*CHALLENGE*:
Copy exactly the lines that run from the top of the listing to the line containing "(lvleaf) at (205,634)", both ends included, and omit the pictures.
** START DATA SEGMENT **
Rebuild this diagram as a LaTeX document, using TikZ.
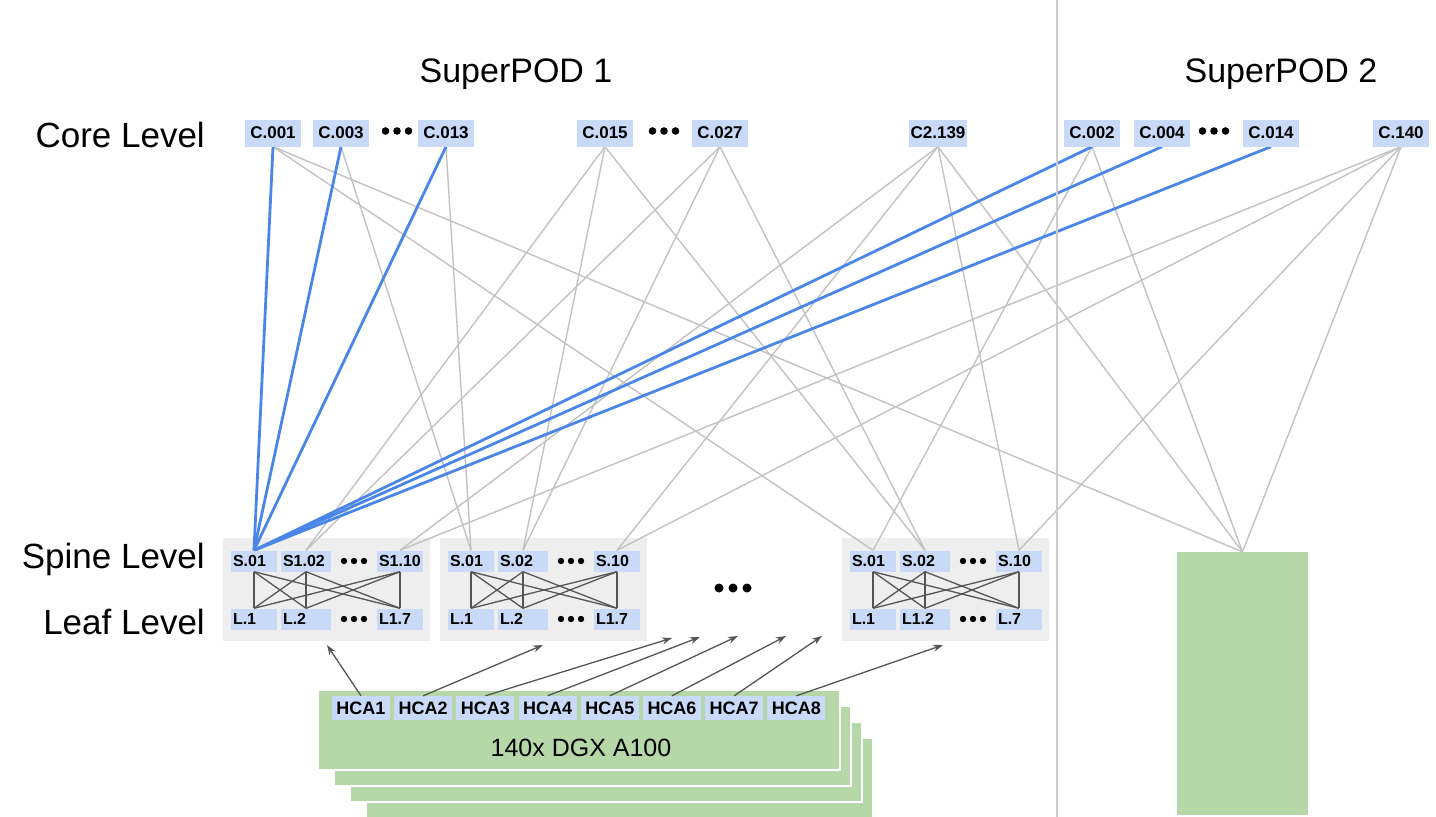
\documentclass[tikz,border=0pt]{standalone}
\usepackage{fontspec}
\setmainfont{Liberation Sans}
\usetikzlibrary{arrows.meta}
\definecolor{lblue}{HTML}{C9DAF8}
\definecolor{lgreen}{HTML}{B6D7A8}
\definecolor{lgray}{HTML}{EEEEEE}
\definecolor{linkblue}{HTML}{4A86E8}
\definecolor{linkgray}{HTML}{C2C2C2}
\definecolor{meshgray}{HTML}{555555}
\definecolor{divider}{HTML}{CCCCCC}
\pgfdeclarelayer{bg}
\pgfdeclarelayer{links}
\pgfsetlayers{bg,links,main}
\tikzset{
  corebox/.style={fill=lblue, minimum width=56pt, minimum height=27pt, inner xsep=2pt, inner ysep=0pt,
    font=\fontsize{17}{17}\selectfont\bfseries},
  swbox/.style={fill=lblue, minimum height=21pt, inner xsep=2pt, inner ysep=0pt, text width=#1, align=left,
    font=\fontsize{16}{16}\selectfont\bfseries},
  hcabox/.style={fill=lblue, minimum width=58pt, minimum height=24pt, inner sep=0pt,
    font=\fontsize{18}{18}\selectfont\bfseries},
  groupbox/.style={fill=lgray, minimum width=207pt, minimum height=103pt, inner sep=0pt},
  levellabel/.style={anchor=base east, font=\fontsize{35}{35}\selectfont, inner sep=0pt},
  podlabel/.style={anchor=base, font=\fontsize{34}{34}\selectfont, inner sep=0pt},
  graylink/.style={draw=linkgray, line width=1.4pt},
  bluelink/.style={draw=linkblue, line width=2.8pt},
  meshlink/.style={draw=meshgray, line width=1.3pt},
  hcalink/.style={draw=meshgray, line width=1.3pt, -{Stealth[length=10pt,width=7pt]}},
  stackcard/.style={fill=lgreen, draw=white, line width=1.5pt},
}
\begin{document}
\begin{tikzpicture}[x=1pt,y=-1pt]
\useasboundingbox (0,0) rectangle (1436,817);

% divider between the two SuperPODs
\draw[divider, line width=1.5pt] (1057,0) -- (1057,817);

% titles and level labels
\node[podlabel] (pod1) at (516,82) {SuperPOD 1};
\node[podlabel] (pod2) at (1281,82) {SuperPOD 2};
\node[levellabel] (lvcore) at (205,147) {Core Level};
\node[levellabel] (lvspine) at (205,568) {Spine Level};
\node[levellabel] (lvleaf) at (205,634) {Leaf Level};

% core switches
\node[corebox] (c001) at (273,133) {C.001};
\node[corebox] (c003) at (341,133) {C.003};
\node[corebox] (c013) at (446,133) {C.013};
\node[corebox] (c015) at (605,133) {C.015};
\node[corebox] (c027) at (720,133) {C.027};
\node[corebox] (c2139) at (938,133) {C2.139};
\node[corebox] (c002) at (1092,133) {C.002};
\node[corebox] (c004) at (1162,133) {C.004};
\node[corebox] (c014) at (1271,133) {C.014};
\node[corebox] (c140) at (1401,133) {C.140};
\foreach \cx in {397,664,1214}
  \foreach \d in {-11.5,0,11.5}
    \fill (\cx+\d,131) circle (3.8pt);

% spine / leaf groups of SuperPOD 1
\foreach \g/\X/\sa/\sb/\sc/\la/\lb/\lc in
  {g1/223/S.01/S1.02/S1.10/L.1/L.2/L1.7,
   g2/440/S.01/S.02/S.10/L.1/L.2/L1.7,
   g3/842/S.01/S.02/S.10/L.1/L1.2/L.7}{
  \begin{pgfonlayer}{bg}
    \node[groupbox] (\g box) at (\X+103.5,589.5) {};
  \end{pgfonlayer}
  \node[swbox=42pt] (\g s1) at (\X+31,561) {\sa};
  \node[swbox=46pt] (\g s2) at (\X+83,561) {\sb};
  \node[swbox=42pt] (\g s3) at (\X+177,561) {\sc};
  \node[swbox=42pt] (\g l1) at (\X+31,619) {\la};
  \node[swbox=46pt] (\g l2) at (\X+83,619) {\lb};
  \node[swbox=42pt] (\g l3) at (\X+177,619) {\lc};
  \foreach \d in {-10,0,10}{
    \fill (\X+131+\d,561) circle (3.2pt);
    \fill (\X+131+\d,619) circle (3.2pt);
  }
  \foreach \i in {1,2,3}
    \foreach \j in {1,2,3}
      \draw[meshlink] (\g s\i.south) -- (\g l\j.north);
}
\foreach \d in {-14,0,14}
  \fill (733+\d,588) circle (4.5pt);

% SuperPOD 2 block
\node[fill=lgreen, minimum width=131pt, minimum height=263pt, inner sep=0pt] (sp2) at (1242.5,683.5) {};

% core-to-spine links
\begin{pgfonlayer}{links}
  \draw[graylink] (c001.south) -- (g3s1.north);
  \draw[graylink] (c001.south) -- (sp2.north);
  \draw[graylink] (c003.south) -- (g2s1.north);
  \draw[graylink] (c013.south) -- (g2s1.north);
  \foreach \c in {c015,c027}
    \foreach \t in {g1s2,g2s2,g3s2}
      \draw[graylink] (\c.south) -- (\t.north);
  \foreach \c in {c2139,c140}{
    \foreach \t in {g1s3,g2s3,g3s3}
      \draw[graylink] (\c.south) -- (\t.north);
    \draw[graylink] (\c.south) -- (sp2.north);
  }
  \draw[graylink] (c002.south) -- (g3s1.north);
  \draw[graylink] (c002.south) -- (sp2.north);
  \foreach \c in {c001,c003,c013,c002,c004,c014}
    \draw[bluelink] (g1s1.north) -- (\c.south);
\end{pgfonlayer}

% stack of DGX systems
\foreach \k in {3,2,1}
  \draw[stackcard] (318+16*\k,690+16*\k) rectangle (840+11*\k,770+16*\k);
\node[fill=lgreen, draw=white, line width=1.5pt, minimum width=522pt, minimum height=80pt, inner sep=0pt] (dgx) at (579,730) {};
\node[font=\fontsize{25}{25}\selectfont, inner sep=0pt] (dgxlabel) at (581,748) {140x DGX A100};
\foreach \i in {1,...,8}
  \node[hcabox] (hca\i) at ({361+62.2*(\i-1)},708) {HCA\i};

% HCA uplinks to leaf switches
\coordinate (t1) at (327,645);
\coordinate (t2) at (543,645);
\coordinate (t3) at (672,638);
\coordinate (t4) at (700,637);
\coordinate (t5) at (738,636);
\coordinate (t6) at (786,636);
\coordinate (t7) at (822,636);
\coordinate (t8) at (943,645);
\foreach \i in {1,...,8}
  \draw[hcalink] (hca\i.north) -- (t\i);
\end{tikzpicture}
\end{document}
** END DATA SEGMENT **
*FULL OUTPUT*:
Rebuild this diagram as a LaTeX document, using TikZ.
\documentclass[tikz,border=0pt]{standalone}
\usepackage{fontspec}
\setmainfont{Liberation Sans}
\usetikzlibrary{arrows.meta}
\definecolor{lblue}{HTML}{C9DAF8}
\definecolor{lgreen}{HTML}{B6D7A8}
\definecolor{lgray}{HTML}{EEEEEE}
\definecolor{linkblue}{HTML}{4A86E8}
\definecolor{linkgray}{HTML}{C2C2C2}
\definecolor{meshgray}{HTML}{555555}
\definecolor{divider}{HTML}{CCCCCC}
\pgfdeclarelayer{bg}
\pgfdeclarelayer{links}
\pgfsetlayers{bg,links,main}
\tikzset{
  corebox/.style={fill=lblue, minimum width=56pt, minimum height=27pt, inner xsep=2pt, inner ysep=0pt,
    font=\fontsize{17}{17}\selectfont\bfseries},
  swbox/.style={fill=lblue, minimum height=21pt, inner xsep=2pt, inner ysep=0pt, text width=#1, align=left,
    font=\fontsize{16}{16}\selectfont\bfseries},
  hcabox/.style={fill=lblue, minimum width=58pt, minimum height=24pt, inner sep=0pt,
    font=\fontsize{18}{18}\selectfont\bfseries},
  groupbox/.style={fill=lgray, minimum width=207pt, minimum height=103pt, inner sep=0pt},
  levellabel/.style={anchor=base east, font=\fontsize{35}{35}\selectfont, inner sep=0pt},
  podlabel/.style={anchor=base, font=\fontsize{34}{34}\selectfont, inner sep=0pt},
  graylink/.style={draw=linkgray, line width=1.4pt},
  bluelink/.style={draw=linkblue, line width=2.8pt},
  meshlink/.style={draw=meshgray, line width=1.3pt},
  hcalink/.style={draw=meshgray, line width=1.3pt, -{Stealth[length=10pt,width=7pt]}},
  stackcard/.style={fill=lgreen, draw=white, line width=1.5pt},
}
\begin{document}
\begin{tikzpicture}[x=1pt,y=-1pt]
\useasboundingbox (0,0) rectangle (1436,817);

% divider between the two SuperPODs
\draw[divider, line width=1.5pt] (1057,0) -- (1057,817);

% titles and level labels
\node[podlabel] (pod1) at (516,82) {SuperPOD 1};
\node[podlabel] (pod2) at (1281,82) {SuperPOD 2};
\node[levellabel] (lvcore) at (205,147) {Core Level};
\node[levellabel] (lvspine) at (205,568) {Spine Level};
\node[levellabel] (lvleaf) at (205,634) {Leaf Level};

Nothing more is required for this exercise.